I’ve been putting off watching The Woman in the Window for a long, long time. It’s sitting on Netflix right now — all I have to do is flop on the couch and pick up the remote. But I’m still thinking “why bother?” It obviously doesn’t work. World of Reel‘s Jordan Ruimy is struggling with Joe Wright‘s urban thriller as we speak: “This is excruciating to sit through…please, for the love of God, make it end already.”
Posted on 12.20.19: For seven or eight years Joe Wright was a cross between Chris Nolan, Sam Mendes and Steven Spielberg. Pride & Prejudice, Atonement, The Soloist, Hanna, Anna Karenina.
I will never back away from the view that Karenina was drop-dead brilliant — the most thrilling and innovative adaptation of Tolstoy’s 1877 novel ever made. Then the calamity of Pan happened. Then Wright recovered somewhat with Darkest Hour, a conventional but reasonably effective biopic with an Oscar-winning lead performance.
And now Wright seems to be operating in the realm of…what, Curtis Hanson‘s The Bedroom Window?

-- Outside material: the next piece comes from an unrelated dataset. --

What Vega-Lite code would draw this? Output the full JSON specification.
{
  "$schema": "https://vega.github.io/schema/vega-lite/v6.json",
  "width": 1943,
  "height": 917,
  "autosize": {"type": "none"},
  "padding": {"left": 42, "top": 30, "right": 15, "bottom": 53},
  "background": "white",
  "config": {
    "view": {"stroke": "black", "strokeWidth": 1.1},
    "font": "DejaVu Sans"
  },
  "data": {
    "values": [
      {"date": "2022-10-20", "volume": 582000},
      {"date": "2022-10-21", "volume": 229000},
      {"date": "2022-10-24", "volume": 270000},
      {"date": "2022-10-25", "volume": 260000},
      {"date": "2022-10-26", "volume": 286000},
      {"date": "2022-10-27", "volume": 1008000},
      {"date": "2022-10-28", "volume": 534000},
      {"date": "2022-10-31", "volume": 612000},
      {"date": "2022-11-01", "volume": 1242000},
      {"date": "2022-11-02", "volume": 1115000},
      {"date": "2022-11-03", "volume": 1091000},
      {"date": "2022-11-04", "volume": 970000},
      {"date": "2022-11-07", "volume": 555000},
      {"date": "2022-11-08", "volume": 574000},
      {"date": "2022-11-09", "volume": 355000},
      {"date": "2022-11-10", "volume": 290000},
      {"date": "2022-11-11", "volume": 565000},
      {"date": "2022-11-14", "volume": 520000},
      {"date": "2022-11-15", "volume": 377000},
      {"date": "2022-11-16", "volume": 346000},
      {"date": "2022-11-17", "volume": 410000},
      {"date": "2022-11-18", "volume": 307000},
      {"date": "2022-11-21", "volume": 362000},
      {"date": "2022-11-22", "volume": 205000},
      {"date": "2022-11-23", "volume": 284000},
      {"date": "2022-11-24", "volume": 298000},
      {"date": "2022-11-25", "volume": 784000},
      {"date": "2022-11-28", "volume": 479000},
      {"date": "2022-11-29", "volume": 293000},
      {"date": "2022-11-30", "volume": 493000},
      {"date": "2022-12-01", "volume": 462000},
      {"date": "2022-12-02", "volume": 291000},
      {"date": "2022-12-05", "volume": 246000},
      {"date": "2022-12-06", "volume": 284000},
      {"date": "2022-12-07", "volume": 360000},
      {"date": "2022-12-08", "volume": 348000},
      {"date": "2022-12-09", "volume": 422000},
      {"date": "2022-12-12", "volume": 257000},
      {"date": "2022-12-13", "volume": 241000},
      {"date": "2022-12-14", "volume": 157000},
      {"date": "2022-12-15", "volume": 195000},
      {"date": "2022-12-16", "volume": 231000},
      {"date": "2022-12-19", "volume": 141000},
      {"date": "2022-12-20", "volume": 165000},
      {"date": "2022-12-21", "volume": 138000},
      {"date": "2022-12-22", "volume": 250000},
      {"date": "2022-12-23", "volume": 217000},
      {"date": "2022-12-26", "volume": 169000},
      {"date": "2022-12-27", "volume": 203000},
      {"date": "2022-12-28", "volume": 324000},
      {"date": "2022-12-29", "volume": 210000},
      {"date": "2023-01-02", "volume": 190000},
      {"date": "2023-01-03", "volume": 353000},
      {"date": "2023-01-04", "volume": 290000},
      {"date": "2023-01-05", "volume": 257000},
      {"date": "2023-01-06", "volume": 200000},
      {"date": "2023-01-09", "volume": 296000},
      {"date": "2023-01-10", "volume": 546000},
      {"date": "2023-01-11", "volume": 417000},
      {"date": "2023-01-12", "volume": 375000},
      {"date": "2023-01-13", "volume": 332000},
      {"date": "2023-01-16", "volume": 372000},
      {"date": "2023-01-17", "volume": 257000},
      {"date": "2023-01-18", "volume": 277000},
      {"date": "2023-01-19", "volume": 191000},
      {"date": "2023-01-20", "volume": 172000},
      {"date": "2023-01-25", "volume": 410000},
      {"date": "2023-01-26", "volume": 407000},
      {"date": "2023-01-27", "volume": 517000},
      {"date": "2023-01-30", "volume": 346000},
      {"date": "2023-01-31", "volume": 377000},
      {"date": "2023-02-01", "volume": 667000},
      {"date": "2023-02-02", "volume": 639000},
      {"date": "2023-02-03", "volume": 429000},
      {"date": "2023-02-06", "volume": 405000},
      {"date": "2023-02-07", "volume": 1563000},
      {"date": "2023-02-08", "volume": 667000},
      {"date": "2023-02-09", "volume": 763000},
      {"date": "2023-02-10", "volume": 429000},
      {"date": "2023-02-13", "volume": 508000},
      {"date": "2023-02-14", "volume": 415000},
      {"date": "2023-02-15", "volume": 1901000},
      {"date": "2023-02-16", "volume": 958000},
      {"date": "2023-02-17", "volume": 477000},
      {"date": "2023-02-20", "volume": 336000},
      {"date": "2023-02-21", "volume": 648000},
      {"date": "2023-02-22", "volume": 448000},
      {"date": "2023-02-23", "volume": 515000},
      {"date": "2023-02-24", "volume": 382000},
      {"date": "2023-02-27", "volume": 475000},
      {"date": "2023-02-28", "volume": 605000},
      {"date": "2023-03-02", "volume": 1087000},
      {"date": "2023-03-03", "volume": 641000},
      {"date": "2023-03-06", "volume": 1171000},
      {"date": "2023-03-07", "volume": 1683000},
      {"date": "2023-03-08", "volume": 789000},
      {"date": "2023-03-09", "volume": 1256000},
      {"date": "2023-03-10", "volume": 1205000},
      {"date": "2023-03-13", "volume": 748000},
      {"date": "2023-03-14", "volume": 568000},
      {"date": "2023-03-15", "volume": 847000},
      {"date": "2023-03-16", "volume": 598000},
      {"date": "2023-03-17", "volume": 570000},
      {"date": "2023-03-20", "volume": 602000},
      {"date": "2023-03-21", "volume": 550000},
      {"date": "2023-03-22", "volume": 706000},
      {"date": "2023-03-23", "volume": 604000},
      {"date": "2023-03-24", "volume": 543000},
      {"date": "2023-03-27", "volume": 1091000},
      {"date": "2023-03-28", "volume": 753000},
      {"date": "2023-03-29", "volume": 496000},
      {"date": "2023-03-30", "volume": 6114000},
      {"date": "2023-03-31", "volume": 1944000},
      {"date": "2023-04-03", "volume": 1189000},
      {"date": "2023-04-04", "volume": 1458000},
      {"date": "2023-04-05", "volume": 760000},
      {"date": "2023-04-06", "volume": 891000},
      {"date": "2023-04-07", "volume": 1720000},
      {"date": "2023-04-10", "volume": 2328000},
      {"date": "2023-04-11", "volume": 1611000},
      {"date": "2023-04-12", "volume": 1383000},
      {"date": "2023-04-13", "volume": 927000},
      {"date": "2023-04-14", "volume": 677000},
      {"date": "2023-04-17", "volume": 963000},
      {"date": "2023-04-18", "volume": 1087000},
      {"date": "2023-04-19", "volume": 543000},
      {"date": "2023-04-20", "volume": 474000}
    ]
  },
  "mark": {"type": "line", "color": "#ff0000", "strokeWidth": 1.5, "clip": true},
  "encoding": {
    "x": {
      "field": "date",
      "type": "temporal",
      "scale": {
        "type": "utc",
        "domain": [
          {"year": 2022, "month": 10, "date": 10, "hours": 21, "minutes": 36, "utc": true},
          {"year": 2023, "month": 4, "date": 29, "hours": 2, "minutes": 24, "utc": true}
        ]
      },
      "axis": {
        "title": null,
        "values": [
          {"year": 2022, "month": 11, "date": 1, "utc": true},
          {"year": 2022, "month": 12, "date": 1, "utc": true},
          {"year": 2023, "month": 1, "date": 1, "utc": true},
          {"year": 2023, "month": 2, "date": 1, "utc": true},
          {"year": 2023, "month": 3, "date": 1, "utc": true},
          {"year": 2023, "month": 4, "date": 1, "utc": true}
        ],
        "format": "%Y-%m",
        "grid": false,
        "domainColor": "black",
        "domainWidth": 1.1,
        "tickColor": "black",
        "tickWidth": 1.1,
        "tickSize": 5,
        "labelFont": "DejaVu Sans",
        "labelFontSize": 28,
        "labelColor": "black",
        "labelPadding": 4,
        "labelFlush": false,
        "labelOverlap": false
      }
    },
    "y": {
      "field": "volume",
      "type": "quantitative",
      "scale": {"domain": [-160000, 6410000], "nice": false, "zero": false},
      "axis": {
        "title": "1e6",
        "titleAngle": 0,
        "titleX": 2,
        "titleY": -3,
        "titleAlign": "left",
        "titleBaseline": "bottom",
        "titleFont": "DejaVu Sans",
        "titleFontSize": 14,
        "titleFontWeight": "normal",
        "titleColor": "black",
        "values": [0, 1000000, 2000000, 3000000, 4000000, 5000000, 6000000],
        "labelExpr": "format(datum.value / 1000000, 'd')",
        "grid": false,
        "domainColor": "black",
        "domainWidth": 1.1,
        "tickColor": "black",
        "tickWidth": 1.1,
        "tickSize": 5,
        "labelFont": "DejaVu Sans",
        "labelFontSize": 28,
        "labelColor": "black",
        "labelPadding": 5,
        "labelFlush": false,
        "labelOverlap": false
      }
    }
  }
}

Maybe a touch of David Fincher‘s Panic Room? Something like that.
Written by Tracy Letts, shot by Bruno Delbonnel, scored by Danny Elfman and produced by Scott Rudin.
Big-city dwellers can hear someone shout or scream in the adjoining or upstairs apartment. Rear Window‘s James Stewart heard Raymond Burr‘s wife scream as he stared into a common backyard area in the West Village. But hearing a woman scream from across the street? Doubtful.